By 1859, a new plat was introduced in northeastern part of the city (a district now called the Avenues). The scale of blocks and streets of the Avenues was half the dimensions of the earlier urban blocks. The reasons for this shift in size were not recorded but surely the abandonment of an agricultural village ideal played a role.
It was necessary from the beginning to adapt the configuration of the lots. The first adaptation was the subdivision of the outside four lots into many smaller lots, defeating the intended opposite orientation for the Mormon plat. This makes great economic sense, as these smaller lots are far closer to standard city lots of the era, even when developed as single-family residences, which nearly all were.

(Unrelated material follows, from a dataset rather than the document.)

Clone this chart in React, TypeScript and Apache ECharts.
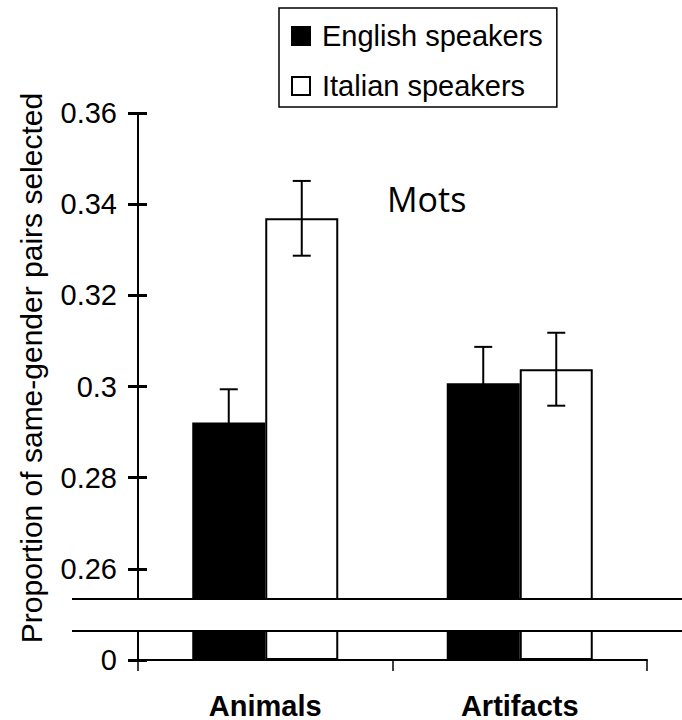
import React, { useEffect, useRef } from 'react';
import * as echarts from 'echarts';

const categories = ['Animals', 'Artifacts'];
const seriesNames = ['English speakers', 'Italian speakers'];
const englishValues = [0.2921, 0.3007];
const italianValues = [0.3369, 0.3038];
const englishErrors = [0.0073, 0.008];
const italianErrors = [0.0082, 0.008];
const upperTicks = [0.26, 0.28, 0.3, 0.32, 0.34, 0.36];
const upperTickLabels = ['0.26', '0.28', '0.3', '0.32', '0.34', '0.36'];
const lowerTicks = [0];
const lowerTickLabels = ['0'];
const upperRange = [0.2534, 0.36];
const lowerRange = [0, 0.00636];
const yTitle = 'Proportion of same-gender pairs selected';
const panelTitle = 'Mots';

const FONT = '"Liberation Sans", Arial, sans-serif';
const BAR_W = 73;

function labelFor(ticks: number[], labels: string[]) {
  return (v: number) => {
    const i = ticks.findIndex((t) => Math.abs(t - v) < 1e-9);
    return i >= 0 ? labels[i] : '';
  };
}

function buildOption() {
  const grid = [
    { left: 138, top: 113, width: 509, height: 486 },
    { left: 138, top: 631, width: 509, height: 29 },
  ];
  const xAxis = [
    { gridIndex: 0, type: 'category', data: categories, show: false },
    {
      gridIndex: 1,
      type: 'category',
      data: categories,
      axisLine: { lineStyle: { color: '#000', width: 2 } },
      axisTick: { show: true, length: 11, lineStyle: { color: '#000', width: 1.5 } },
      axisLabel: { fontSize: 29, fontWeight: 'bold', color: '#000', margin: 31, fontFamily: FONT },
    },
  ];
  const mkY = (gi: number, range: number[], ticks: number[], labels: string[]) => [
    {
      gridIndex: gi,
      type: 'value',
      position: 'left',
      min: range[0],
      max: range[1],
      axisLine: { show: true, lineStyle: { color: '#000', width: 2 } },
      axisTick: { show: true, length: 10, customValues: ticks, lineStyle: { color: '#000', width: 3 } },
      axisLabel: {
        customValues: ticks,
        formatter: labelFor(ticks, labels),
        fontSize: 29,
        color: '#000',
        margin: 21,
        fontFamily: FONT,
      },
      splitLine: { show: false },
    },
    {
      gridIndex: gi,
      type: 'value',
      position: 'left',
      offset: 0,
      min: range[0],
      max: range[1],
      axisLine: { show: false },
      axisTick: { show: true, inside: true, length: 9, customValues: ticks, lineStyle: { color: '#000', width: 3 } },
      axisLabel: { show: false },
      splitLine: { show: false },
    },
  ];
  const yAxis = [
    ...mkY(0, upperRange, upperTicks, upperTickLabels),
    ...mkY(1, lowerRange, lowerTicks, lowerTickLabels),
  ];

  const barStyles = [
    { color: '#000', borderColor: '#000', borderWidth: 2 },
    { color: '#fff', borderColor: '#000', borderWidth: 2 },
  ];
  const values = [englishValues, italianValues];
  const errors = [englishErrors, italianErrors];

  const series: any[] = [];
  [0, 1].forEach((gi) => {
    [0, 1].forEach((si) => {
      series.push({
        type: 'bar',
        name: seriesNames[si],
        xAxisIndex: gi,
        yAxisIndex: gi * 2,
        data: values[si],
        barWidth: BAR_W,
        barGap: '0%',
        clip: true,
        itemStyle: barStyles[si],
      });
    });
  });
  [0, 1].forEach((si) => {
    series.push({
      type: 'custom',
      name: 'err' + si,
      xAxisIndex: 0,
      yAxisIndex: 0,
      z: 10,
      data: categories.map((c, i) => [i, values[si][i], errors[si][i], si === 0 ? -1 : 1]),
      renderItem: (params: any, api: any) => {
        const idx = api.value(0);
        const v = api.value(1);
        const e = api.value(2);
        const side = api.value(3);
        const c = api.coord([idx, v]);
        const x = c[0] + (side * BAR_W) / 2;
        const yTop = api.coord([idx, v + e])[1];
        const yBot = api.coord([idx, v - e])[1];
        const st = { stroke: '#000', lineWidth: 2 };
        return {
          type: 'group',
          children: [
            { type: 'line', shape: { x1: x, y1: yTop, x2: x, y2: yBot }, style: st },
            { type: 'line', shape: { x1: x - 9, y1: yTop, x2: x + 9, y2: yTop }, style: st },
            { type: 'line', shape: { x1: x - 9, y1: yBot, x2: x + 9, y2: yBot }, style: st },
          ],
        };
      },
    });
  });

  return {
    animation: false,
    backgroundColor: '#fff',
    grid,
    xAxis,
    yAxis,
    legend: {
      data: seriesNames,
      orient: 'vertical',
      left: 279,
      top: 8,
      padding: [13.5, 14, 6.5, 12],
      itemWidth: 18,
      itemHeight: 18,
      itemGap: 21,
      icon: 'rect',
      borderColor: '#000',
      borderWidth: 1.5,
      textStyle: { fontSize: 29, lineHeight: 29, color: '#000', fontFamily: FONT, padding: [0, 0, 0, 7] },
    },
    graphic: [
      {
        type: 'text',
        x: 31,
        y: 368,
        rotation: Math.PI / 2,
        style: {
          text: yTitle,
          font: '30px "Liberation Sans", Arial, sans-serif',
          fill: '#000',
          align: 'center',
          verticalAlign: 'middle',
        },
      },
      {
        type: 'text',
        x: 387,
        y: 199,
        style: {
          text: panelTitle,
          font: '34px "Open Sans", sans-serif',
          fill: '#000',
          align: 'left',
          verticalAlign: 'middle',
        },
      },
      {
        type: 'line',
        z: 100,
        shape: { x1: 72, y1: 599, x2: 682, y2: 599 },
        style: { stroke: '#000', lineWidth: 2 },
      },
      {
        type: 'line',
        z: 100,
        shape: { x1: 72, y1: 631, x2: 682, y2: 631 },
        style: { stroke: '#000', lineWidth: 2 },
      },
    ],
    series,
  };
}

export default function App() {
  const ref = useRef<HTMLDivElement>(null);
  useEffect(() => {
    const chart = echarts.init(ref.current!, null, { renderer: 'svg' });
    chart.setOption(buildOption() as any);
    return () => chart.dispose();
  }, []);
  return (
    <div
      ref={ref}
      style={{ position: 'fixed', left: 0, top: 0, width: 682, height: 720, background: '#fff' }}
    />
  );
}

The lots subdivided in this manner have greatly varying widths and sizes and the houses built on them (nearly all houses at first) were erected at different times as the lot was divided. Despite clear regulation, uniform setbacks were not observed. The inner four blocks were also subdivided into long, narrow lots that were obviously maladaptive as they left much land unusable for intense development in the inside of the block. In subsequent decades, beginning no later than 1898, this problem was handily solved by creating “mews”—short, dead-end streets with small houses on either side, all fitting into a single original lot. There are countless examples of these mews, almost all of them surviving into the late twentieth century and many still extant.
Late-twentieth- and early-twenty-first-century downtown development has taken advantage of the large blocks and streets, with large footprint towers and interior parking garages being a common pattern. Conversely, the less densely developed “Mormon” blocks are particularly problematic in the present-day city structure. Nineteenth-century houses sit next to modern high-rise hospitals, and expansive schools are next to apartment buildings. The blocks are characterized by multiple land uses, and a disorderly variety of building types, ages, and sizes. The blocks are undifferentiated in size and all the streets are the same thoroughfare-dimensioned width, with no hierarchy. The blocks do not organize into identifiable districts, and this part of the original plat has no edges and no monuments within it, not even a park or a square for orientation.